Eu quero é botar meu bloco na rua e depois de amanhã tanto faz

Não venha me falar em cinzas, nem em quartas-feiras nebulosas. Hoje eu só quero botar meu bloco na rua e depois de manhã tanto faz. Hoje eu só quero saber das incertezas das bebedeiras de carnaval, das camisinhas baratas, do cheiro de suor e das ressacas que só se curam com outras bebedeiras. Por hoje, e por mais este carnaval, eu só quero me preocupar com beijos triplos, perfumes baratos, frases mal entendidas, colombinas, arlequins, traições nos becos… Não me fala de nada sagrado… Eu só quero o que for pagão por hoje e por todo este carnaval.

Hoje é dia de botar o bloco na rua, dia de barrigas de fora, abraços desconcertados, vômitos escondidos, camisas perdidas, versos perdidos nas canções que só importam a batida própria dos pulos fora de compasso. A bebida nem precisa estar gelada tanto assim, o caso é se apaixonar perto do dia amanhecer e lamentar o acaso da chegada do sol… O bom da vida, uma vez por ano, é se perder um quanto que for e se ver sem um puto sequer pro táxi e voltar a pé entre abraços e reboques e salivas diferentes a cada passo.

O bom da vida são os blocos, as avenidas, toda a purpurina, toda a sorte de bocas e pés esmagados na rua.

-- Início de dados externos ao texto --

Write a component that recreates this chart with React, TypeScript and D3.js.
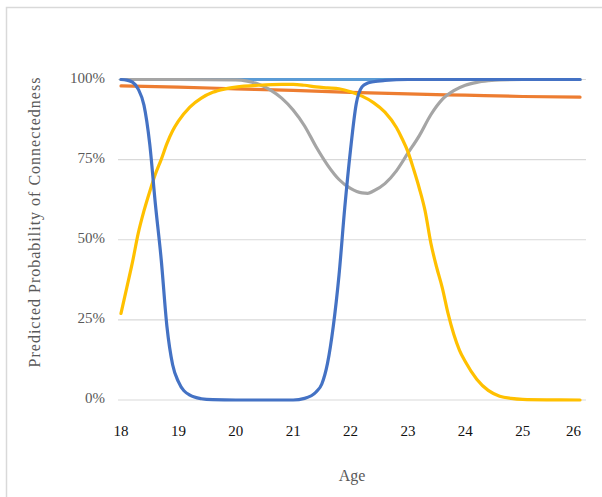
import React from "react";
import * as d3 from "d3";

const yTicks = [0, 25, 50, 75, 100];
const xTicks = [18, 19, 20, 21, 22, 23, 24, 25, 26];

const lightBlueAges = [18, 26];
const lightBlueVals = [100, 100];

const orangeAges = [18, 19, 20, 21, 22, 23, 24, 25, 26];
const orangeVals = [98.0, 97.6, 97.1, 96.6, 96.0, 95.5, 95.1, 94.7, 94.5];

const grayAges = [18, 19, 20, 20.2, 20.4, 20.6, 20.8, 21.0, 21.2, 21.4, 21.6, 21.8, 22.0, 22.2, 22.3, 22.4, 22.6, 22.8, 23.0, 23.2, 23.4, 23.6, 23.8, 24.0, 24.2, 24.4, 24.6, 25, 26];
const grayVals = [100, 100, 99.9, 99.5, 98.5, 96.8, 94.2, 90.5, 85.5, 79, 73.3, 68.8, 66, 64.6, 64.5, 65.2, 67.5, 71.5, 77, 82.5, 89, 93.8, 96.5, 98.2, 99.1, 99.6, 99.9, 100, 100];

const yellowAges = [18, 18.1, 18.2, 18.3, 18.4, 18.5, 18.6, 18.7, 18.8, 18.9, 19.0, 19.2, 19.4, 19.6, 19.8, 20.0, 20.4, 20.8, 21.0, 21.2, 21.4, 21.6, 21.8, 22.0, 22.2, 22.4, 22.6, 22.8, 22.9, 23.0, 23.1, 23.2, 23.3, 23.4, 23.5, 23.6, 23.7, 23.8, 23.9, 24.0, 24.2, 24.4, 24.6, 24.8, 25.0, 25.5, 26];
const yellowVals = [27, 35, 43, 52, 59, 65, 70.5, 75, 80, 84, 87, 91.4, 94.2, 96, 97, 97.6, 98.2, 98.5, 98.5, 98.2, 97.7, 97.4, 97.1, 96.2, 94.8, 92.8, 89.8, 85, 81.5, 77.5, 72, 66, 59, 49, 41.5, 35, 27, 20.5, 15.5, 12, 6.5, 3, 1.2, 0.5, 0.2, 0.05, 0];

const blueAges = [18, 18.1, 18.2, 18.3, 18.4, 18.5, 18.6, 18.7, 18.8, 18.9, 19.0, 19.2, 19.4, 19.6, 20, 21, 21.2, 21.4, 21.5, 21.6, 21.7, 21.8, 21.9, 22.0, 22.1, 22.2, 22.3, 22.4, 22.6, 23, 24, 25, 26];
const blueVals = [100, 99.8, 99.2, 97, 92, 80, 61, 44, 23, 11, 5.7, 1.5, 0.4, 0.1, 0, 0, 0.5, 2.5, 5, 11.5, 23, 39, 60, 78, 92.4, 97.7, 98.9, 99.3, 99.7, 100, 100, 100, 100];

const series = [
  { name: "S5", color: "#5B9BD5", ages: lightBlueAges, vals: lightBlueVals },
  { name: "S2", color: "#ED7D31", ages: orangeAges, vals: orangeVals },
  { name: "S3", color: "#A5A5A5", ages: grayAges, vals: grayVals },
  { name: "S4", color: "#FFC000", ages: yellowAges, vals: yellowVals },
  { name: "S1", color: "#4472C4", ages: blueAges, vals: blueVals },
];

export default function App() {
  const W = 602;
  const H = 497;
  const x = d3.scaleLinear().domain([18, 26]).range([121, 580]);
  const y = d3.scaleLinear().domain([0, 100]).range([400, 79.5]);
  const line = d3
    .line<[number, number]>()
    .x((d) => x(d[0]))
    .y((d) => y(d[1]))
    .curve(d3.curveMonotoneX);
  const serif = "'Liberation Serif', 'Times New Roman', serif";

  return (
    <svg
      width={W}
      height={H}
      style={{ position: "absolute", left: 0, top: 0, background: "#fff" }}
    >
      <rect x={6.5} y={7.5} width={620} height={520} fill="#fff" stroke="#d9d9d9" strokeWidth={1.5} />
      {yTicks.map((t) => (
        <g key={t}>
          <line x1={118} x2={586} y1={y(t)} y2={y(t)} stroke="#d9d9d9" strokeWidth={1.2} />
          <text
            x={105}
            y={y(t)}
            textAnchor="end"
            dominantBaseline="middle"
            fontFamily={serif}
            fontSize={15}
            fill="#595959"
          >
            {t}%
          </text>
        </g>
      ))}
      {xTicks.map((t, i) => {
        const last = i === xTicks.length - 1;
        return (
          <text
            key={t}
            x={last ? x(t) + 1 : x(t)}
            y={433}
            textAnchor={last ? "end" : "middle"}
            dominantBaseline="middle"
            fontFamily={serif}
            fontSize={15}
            fill="#111"
          >
            {t}
          </text>
        );
      })}
      {series.map((s) => (
        <path
          key={s.name}
          d={line(s.ages.map((a, i) => [a, s.vals[i]] as [number, number])) || ""}
          fill="none"
          stroke={s.color}
          strokeWidth={3.2}
          strokeLinecap="round"
          strokeLinejoin="round"
        />
      ))}
      <text
        x={352}
        y={477}
        textAnchor="middle"
        dominantBaseline="middle"
        fontFamily={serif}
        fontSize={16}
        fill="#595959"
      >
        Age
      </text>
      <text
        transform={`translate(36, 222) rotate(-90)`}
        textAnchor="middle"
        dominantBaseline="middle"
        fontFamily={serif}
        fontSize={16}
        letterSpacing={1}
        fill="#595959"
      >
        Predicted Probability of Connectedness
      </text>
    </svg>
  );
}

Por hoje, basta das amarguras, das inconstâncias de ser, da ‘sem gracice’ de se existir em um mundo real. A vida deveria ser um eterno carnaval e o ano político, formal, real, nem precisaria começar.
Não quero de saber de cinzas, nem que essa fantasia vai acabar… Prefiro ignorar que a magia do glitter acaba em poucos dias e que as gravatas são mais respeitadas que barrigas de fora e que remédios para dormir são mais usados que anticoncepcionais…

Ah, meu Deus… O ano começa quarta-feira e como eu vou viver depois disso? Como existir sem as paixões arrebatadoras de carnaval, sem o escárnio, sem os bloquinhos? Oh, Deus… obrigado pelos beijos triplos!
Ah, as bebedeiras, os capetas, as fantasias, os chapéus, o colorido das avenidas… Como o país fica um ano inteiro sem carnaval?
Eu não sei. E o ano já começa quarta-feira, mas eu não quero saber disso.
Hoje, e só mais esses dias, eu quero botar meu bloco na rua e depois de amanhã tanto faz.